Exercise requirements:
Without the pictures, print the lines running from the beginning of the material to the line containing "from matplotlib.ticker import", both ends included.

Available data:

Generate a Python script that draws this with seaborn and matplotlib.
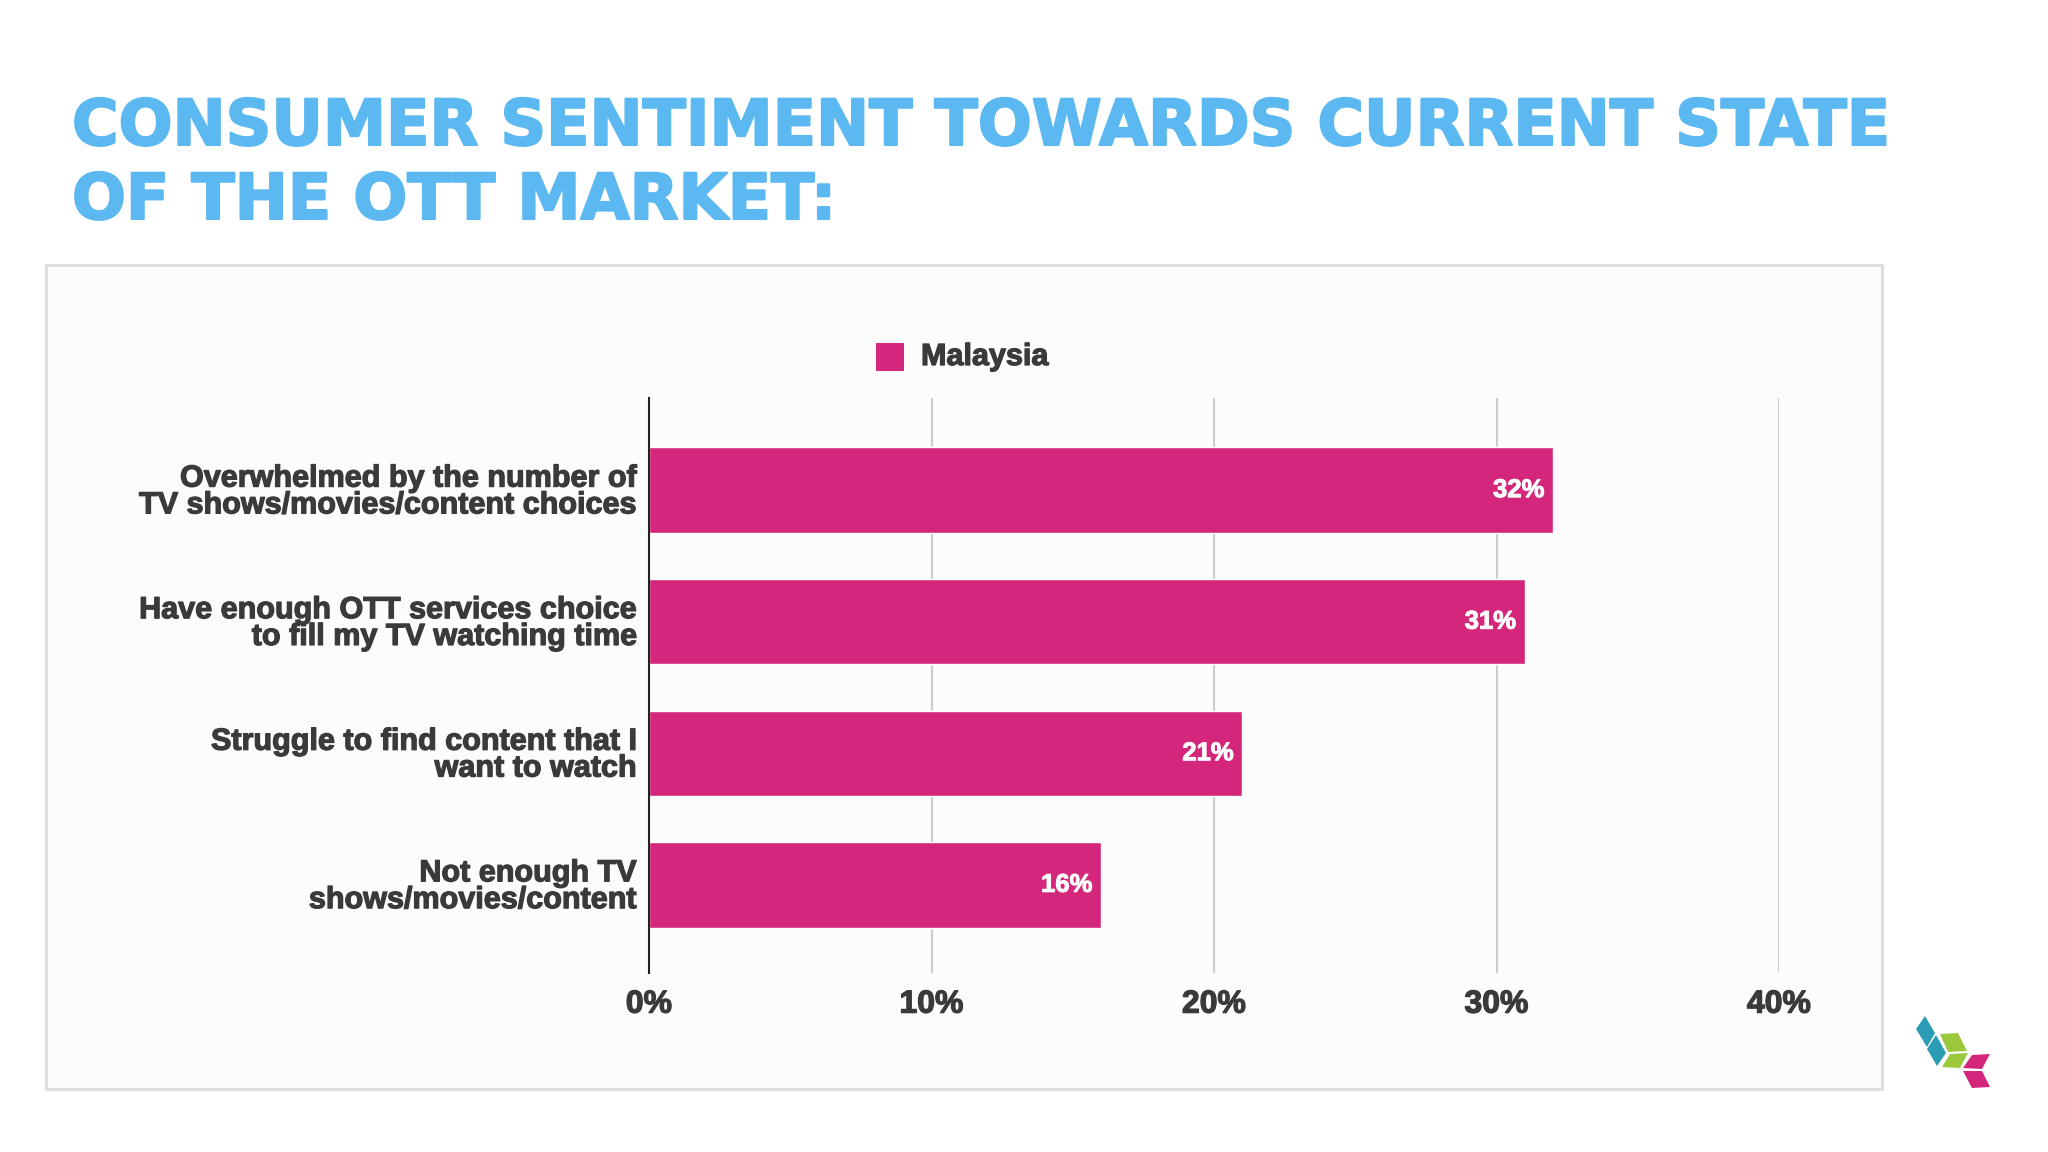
import numpy as np
import pandas as pd
import matplotlib.pyplot as plt
import matplotlib.patheffects as pe
import seaborn as sns
from matplotlib.patches import Rectangle, Polygon
from matplotlib.ticker import PercentFormatter

# data
categories = [
    "Overwhelmed by the number of\nTV shows/movies/content choices",
    "Have enough OTT services choice\nto fill my TV watching time",
    "Struggle to find content that I\nwant to watch",
    "Not enough TV\nshows/movies/content",
]
malaysia = [32, 31, 21, 16]
x_ticks = [0, 10, 20, 30, 40]

df = pd.DataFrame({"Statement": categories, "Malaysia": malaysia})

sns.set_theme(style="white")
plt.rcParams['font.family'] = ['Liberation Sans', 'DejaVu Sans']

pink = "#D4267A"
text_dark = "#3A3A3C"
title_blue = "#5CB8F0"

fig = plt.figure(figsize=(20.48, 11.52), dpi=100)
fig.patch.set_facecolor("white")

# chart card (behind the axes)
card = Rectangle((46 / 2048, 1 - 1089 / 1152), (1882 - 46) / 2048, (1089 - 265) / 1152,
                 transform=fig.transFigure, facecolor="#FDFCFD", edgecolor="#DCDCDC",
                 linewidth=2, zorder=-5)
fig.patches.append(card)

# title
thick = [pe.withStroke(linewidth=1.5, foreground=title_blue)]
for line, yb in [("CONSUMER SENTIMENT TOWARDS CURRENT STATE", 145),
                 ("OF THE OTT MARKET:", 219)]:
    fig.text(72 / 2048, 1 - yb / 1152, line, color=title_blue, fontsize=45.7,
             fontweight='bold', family=['DejaVu Sans'], va='baseline', ha='left',
             path_effects=thick)

ax = fig.add_axes([649 / 2048, 1 - 973 / 1152, (1779 - 649) / 2048, (973 - 398) / 1152])
ax.set_facecolor("none")

sns.barplot(data=df, y="Statement", x="Malaysia", color=pink, orient='h',
            width=0.65, ax=ax, zorder=3, saturation=1)

ax.set_xlim(0, 40)
ax.set_ylim(3.67, -0.7)
ax.set_xticks(x_ticks)
ax.xaxis.set_major_formatter(PercentFormatter(decimals=0))
ax.grid(axis='x', color="#CCCCCC", linewidth=1.5, zorder=0)
ax.grid(axis='y', visible=False)
for s in ["top", "right", "bottom"]:
    ax.spines[s].set_visible(False)
ax.spines["left"].set_color("#222222")
ax.spines["left"].set_linewidth(1.5)
ax.spines["left"].set_zorder(4)
ax.set_xlabel("")
ax.set_ylabel("")
ax.tick_params(axis='both', length=0)
ax.tick_params(axis='x', pad=12, labelsize=23, labelcolor=text_dark)
ax.tick_params(axis='y', pad=9, labelsize=22, labelcolor=text_dark)

dark_fx = [pe.withStroke(linewidth=0.9, foreground=text_dark)]
for lab in ax.get_xticklabels() + ax.get_yticklabels():
    lab.set_fontweight('bold')
    lab.set_path_effects(dark_fx)
for lab in ax.get_yticklabels():
    lab.set_linespacing(0.86)

for i, v in enumerate(malaysia):
    ax.text(v - 0.3, i, f"{v}%", color="white", fontsize=18.5, fontweight='bold',
            ha='right', va='center', zorder=5,
            path_effects=[pe.withStroke(linewidth=0.7, foreground="white")])

# legend
fig.patches.append(Rectangle((876 / 2048, 1 - 371 / 1152), 28 / 2048, 28 / 1152,
                             transform=fig.transFigure, facecolor=pink, edgecolor='none'))
fig.text(921 / 2048, 1 - 357 / 1152, "Malaysia", color=text_dark, fontsize=22,
         fontweight='bold', va='center', ha='left', path_effects=dark_fx)

# small logo in the corner
def fx(x):
    return x / 2048
def fy(y):
    return 1 - y / 1152
logo = [
    ([(1916, 1029), (1925, 1016), (1935, 1033), (1927, 1047)], "#2A9DB5"),
    ([(1927, 1049), (1936, 1035), (1946, 1053), (1937, 1066)], "#2A9DB5"),
    ([(1940, 1034), (1958, 1033), (1967, 1051), (1948, 1052)], "#9CC93B"),
    ([(1942, 1067), (1950, 1054), (1968, 1053), (1960, 1068)], "#9CC93B"),
    ([(1963, 1068), (1972, 1055), (1990, 1054), (1982, 1069)], "#D4267A"),
    ([(1963, 1071), (1982, 1071), (1990, 1087), (1972, 1088)], "#D4267A"),
]
for pts, c in logo:
    fig.patches.append(Polygon([(fx(x), fy(y)) for x, y in pts], closed=True,
                               transform=fig.transFigure, facecolor=c, edgecolor='none'))

plt.savefig("out.png", dpi=100)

Answer in full:
Generate a Python script that draws this with seaborn and matplotlib.
import numpy as np
import pandas as pd
import matplotlib.pyplot as plt
import matplotlib.patheffects as pe
import seaborn as sns
from matplotlib.patches import Rectangle, Polygon
from matplotlib.ticker import PercentFormatter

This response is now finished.